For centuries, the dominant means of delivering the news was via print newspapers, magazines or newsletters. While radio and then television made serious inroads during the twentieth century, the biggest challenge to the dominance of print came at the turn of the twenty-first century with a widespread move to online distribution.

Origins

Inspired partly by European experiments with delivering textual information via telephone and television, several U.S. media companies flirted with electronic delivery of information in the late 1970s. These videotex and teletext services sent text and low-definition graphics to subscribers' television sets. The systems were costly and slow and found little reception among readers, though the Minitel system in France did see some level of success.

With the introduction of personal computers into the home in the 1980s, commercial dial-up services such as CompuServe, America Online, and Prodigy were developed, and some publishers experimented with delivering news over those services. But those experiments, such as proprietary services undertaken by USA Today, The Washington Post, and Time Warner, failed to gain much traction in the marketplace. There were a number of obstacles, many of them economic: early PCs cost as much as $3,000 or more, connection fees added up to another $100 or more each month (and long-distance charges, for those who did not have locally available Internet access, could add up to as much as $1 a minute in many cases). Meanwhile, each service offered access to content from only a handful of news outlets.

The World Wide Web

Only in the mid-1990s did electronic news delivery begin to attract serious attention, with the dawn of the World Wide Web and graphical web browsers, such as Mosaic and, later, Netscape Navigator. In contrast with earlier attempts at delivering news electronically, this new forum offered several advantages to the news consumer. Prices for personal computers began falling as they became more of a commodity Internet service providers began offering large blocks of connection time for a flat fee, often as little as $20 a month. In a rush to stake out their territory in the Internet medium, most news outlets offered their content at no charge. And finally, the World Wide Web offered the convenience of access to hundreds of different news sources.

Initially, news offered on most websites was primarily text based. Hypertext Markup Language (HTML), used to construct webpages, has always had the capability of including inline graphics as well as text. But slow (usually telephone-based) connection speeds made web readers reluctant to wait for graphics to load. In addition, many publishers devoted little effort to preparing web content, merely reprinting news stories online in a practice that came to be known derisively as “shovelware.”

As HTML specifications evolved and Internet connection speeds increased, publishers began incorporating more graphics into their Internet news feeds. Some sites also tried offering audio and even video content, but again connection speeds were a limiting factor.

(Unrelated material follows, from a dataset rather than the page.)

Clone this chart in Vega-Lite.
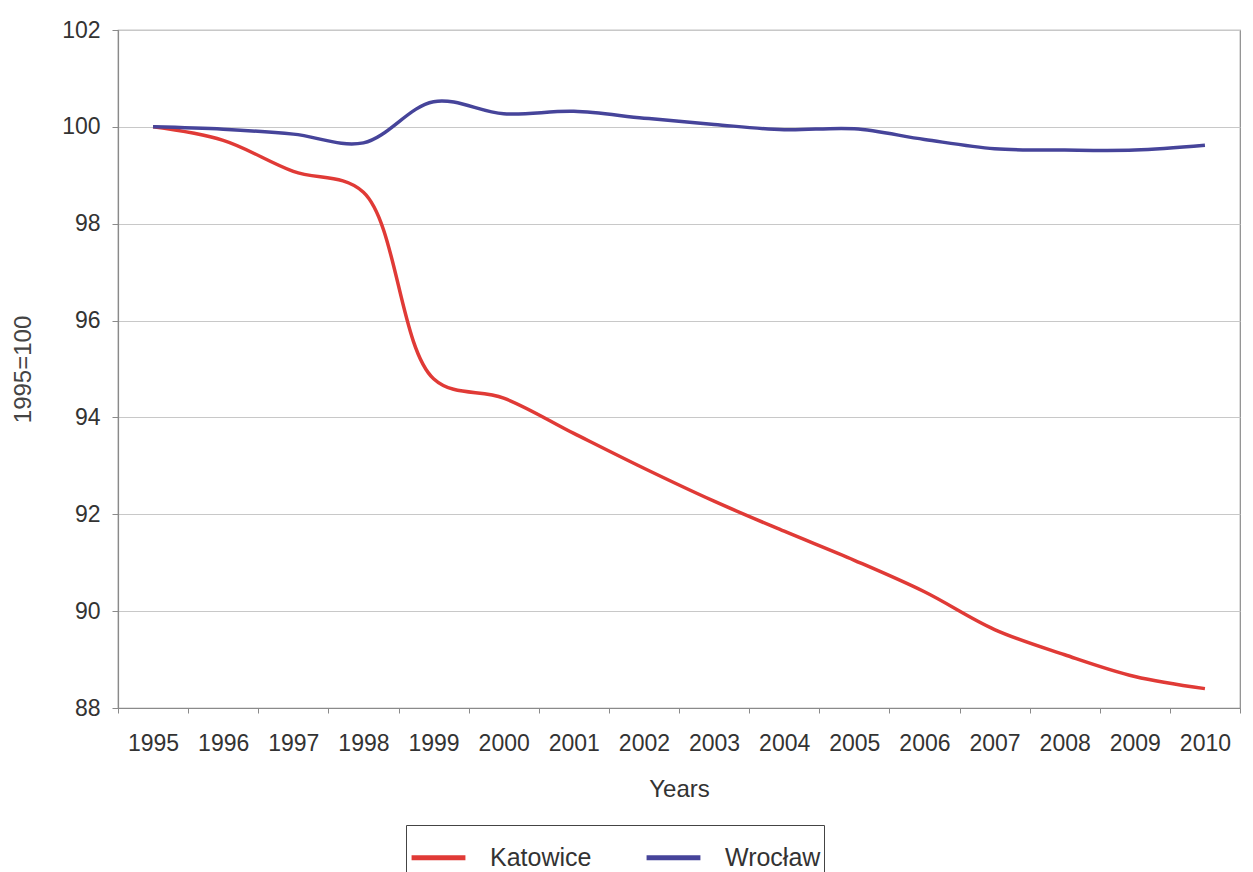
{
  "$schema": "https://vega.github.io/schema/vega-lite/v6.json",
  "autosize": {"type": "none"},
  "width": 1122,
  "height": 678,
  "padding": {"left": 118, "top": 30, "right": 13, "bottom": 164},
  "background": "white",
  "config": {
    "font": "Liberation Sans",
    "view": {"stroke": "#8a8a8a", "strokeWidth": 1.2}
  },
  "data": {
    "values": [
      {"year": "1995", "city": "Katowice", "value": 100.0},
      {"year": "1996", "city": "Katowice", "value": 99.72},
      {"year": "1997", "city": "Katowice", "value": 99.08},
      {"year": "1998", "city": "Katowice", "value": 98.65},
      {"year": "1999", "city": "Katowice", "value": 94.8},
      {"year": "2000", "city": "Katowice", "value": 94.4},
      {"year": "2001", "city": "Katowice", "value": 93.67},
      {"year": "2002", "city": "Katowice", "value": 92.95},
      {"year": "2003", "city": "Katowice", "value": 92.27},
      {"year": "2004", "city": "Katowice", "value": 91.65},
      {"year": "2005", "city": "Katowice", "value": 91.05},
      {"year": "2006", "city": "Katowice", "value": 90.4},
      {"year": "2007", "city": "Katowice", "value": 89.62},
      {"year": "2008", "city": "Katowice", "value": 89.1},
      {"year": "2009", "city": "Katowice", "value": 88.65},
      {"year": "2010", "city": "Katowice", "value": 88.4},
      {"year": "1995", "city": "Wrocław", "value": 100.0},
      {"year": "1996", "city": "Wrocław", "value": 99.95},
      {"year": "1997", "city": "Wrocław", "value": 99.85},
      {"year": "1998", "city": "Wrocław", "value": 99.67},
      {"year": "1999", "city": "Wrocław", "value": 100.52},
      {"year": "2000", "city": "Wrocław", "value": 100.27},
      {"year": "2001", "city": "Wrocław", "value": 100.32},
      {"year": "2002", "city": "Wrocław", "value": 100.18},
      {"year": "2003", "city": "Wrocław", "value": 100.05},
      {"year": "2004", "city": "Wrocław", "value": 99.94},
      {"year": "2005", "city": "Wrocław", "value": 99.96},
      {"year": "2006", "city": "Wrocław", "value": 99.74},
      {"year": "2007", "city": "Wrocław", "value": 99.55},
      {"year": "2008", "city": "Wrocław", "value": 99.52},
      {"year": "2009", "city": "Wrocław", "value": 99.52},
      {"year": "2010", "city": "Wrocław", "value": 99.62}
    ]
  },
  "mark": {"type": "line", "interpolate": "catmull-rom", "strokeWidth": 3.5},
  "encoding": {
    "x": {
      "field": "year",
      "type": "ordinal",
      "bandPosition": 0.5,
      "scale": {"type": "band", "paddingInner": 0, "paddingOuter": 0},
      "axis": {
        "title": "Years",
        "labelAngle": 0,
        "labelFontSize": 23,
        "labelColor": "#333333",
        "labelPadding": 19,
        "tickBand": "extent",
        "ticks": true,
        "tickSize": 5,
        "tickColor": "#8a8a8a",
        "domainColor": "#8a8a8a",
        "domainWidth": 1.2,
        "grid": false,
        "titleFontSize": 24,
        "titleFontWeight": "normal",
        "titleColor": "#333333",
        "titlePadding": 22
      }
    },
    "y": {
      "field": "value",
      "type": "quantitative",
      "scale": {"domain": [88, 102], "nice": false, "zero": false},
      "axis": {
        "title": "1995=100",
        "values": [88, 90, 92, 94, 96, 98, 100, 102],
        "labelFontSize": 23,
        "labelColor": "#333333",
        "labelPadding": 12,
        "tickSize": 6,
        "tickColor": "#8a8a8a",
        "domainColor": "#8a8a8a",
        "domainWidth": 1.2,
        "grid": true,
        "gridColor": "#c8c8c8",
        "gridWidth": 1,
        "titleFontSize": 24,
        "titleFontWeight": "normal",
        "titleColor": "#444444",
        "titlePadding": 26
      }
    },
    "color": {
      "field": "city",
      "type": "nominal",
      "scale": {"domain": ["Katowice", "Wrocław"], "range": ["#e03a36", "#46449a"]},
      "legend": {
        "title": null,
        "orient": "none",
        "direction": "horizontal",
        "legendX": 288,
        "legendY": 795,
        "symbolType": "stroke",
        "symbolStrokeWidth": 5,
        "symbolSize": 2900,
        "labelFontSize": 25,
        "labelColor": "#333333",
        "labelOffset": 22,
        "columnPadding": 44,
        "strokeColor": "#444444",
        "padding": 3,
        "fillColor": "white"
      }
    }
  }
}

By the late 1990s, Real Networks developed a protocol that allowed audio and video content to be “streamed” with the audio or video starting to play almost immediately while the rest of the content was still being sent. While that theoretically provided a solution to waiting for long periods to download an audio or video file, the reality was that still modest connection speeds and Internet congestion meant that content suffered from low-fidelity audio with frequent pauses or jerky low-resolution video not much larger than a postage stamp. Nevertheless, some radio stations began streaming their programming and several television networks began offering limited video content, although it typically was the same as the broadcast content.